American Society for Testing & Materials v. UpCodes, Inc., Case No. 24-2965 (3d Cir. 2026).

A platform's republication of copyrighted technical standards incorporated by reference into law constitutes transformative fair use because the platform's purpose – making the law freely accessible to the public – is fundamentally distinct from the standard-development organization's purpose of disseminating current industry best practices.

 

Geneva Enterprises, LLC v. Chavez, Case No. 25-1469 (4th Cir. 2026).

A court of appeals lacks appellate jurisdiction under § 16 of the Federal Arbitration Act to review a district court order that, in substance, maintained a previously imposed stay of proceedings pending arbitration and directed the parties to arbitrate, regardless of whether that order was nominally framed as a denial of a renewed motion to compel arbitration.

 

In re: Google, L.L.C., Case No. 25-40788 (5th Cir. 2026).

A district court commits a clear abuse of discretion in denying transfer under 28 U.S.C. § 1404(a) when it allows the most speculative Volkswagen factor – court congestion – to singlehandedly defeat transfer despite all other factors weighing in favor of or being neutral toward transfer.

 

Young v. Happy Money, Inc. (In re: Young), Case No. 25-6011 (B.A.P. 8th Cir. 2026).

Even if it is a spouse, a non-attorney joint debtor may not represent, advocate for, or provide legal counsel to the other joint debtor in a bankruptcy proceeding that relates solely to that other debtor's individual debt and alleged automatic stay violations, as doing so constitutes the unauthorized practice of law under applicable state law.

 

Arizona Mining Reform Coalition v. United States Forest Service, Case No. 25-5185 (9th Cir. 2026).

Plaintiffs challenging a congressionally mandated federal land exchange fail to establish a likelihood of success on the merits under the Land Exchange Act, NEPA, the NHPA, and RFRA when they cannot show that the appraisal, environmental impact statement, or tribal consultation process was unlawful.

 

Olson v. FCA US, LLC, Case No. 24-6527 (9th Cir. 2026).

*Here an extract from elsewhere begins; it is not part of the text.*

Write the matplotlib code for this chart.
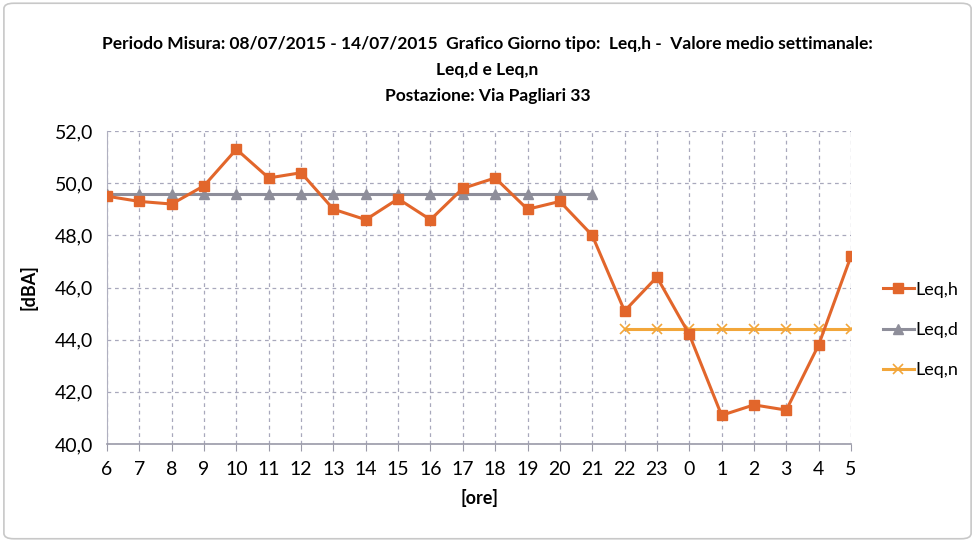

A non-signatory automobile manufacturer cannot enforce a delegation clause in an arbitration agreement between a consumer and a car dealership to compel the consumer to arbitrate arbitrability because the delegation clause applies only to the contracting parties, and there is no clear and unmistakable evidence that the consumer agreed to arbitrate threshold questions with third parties.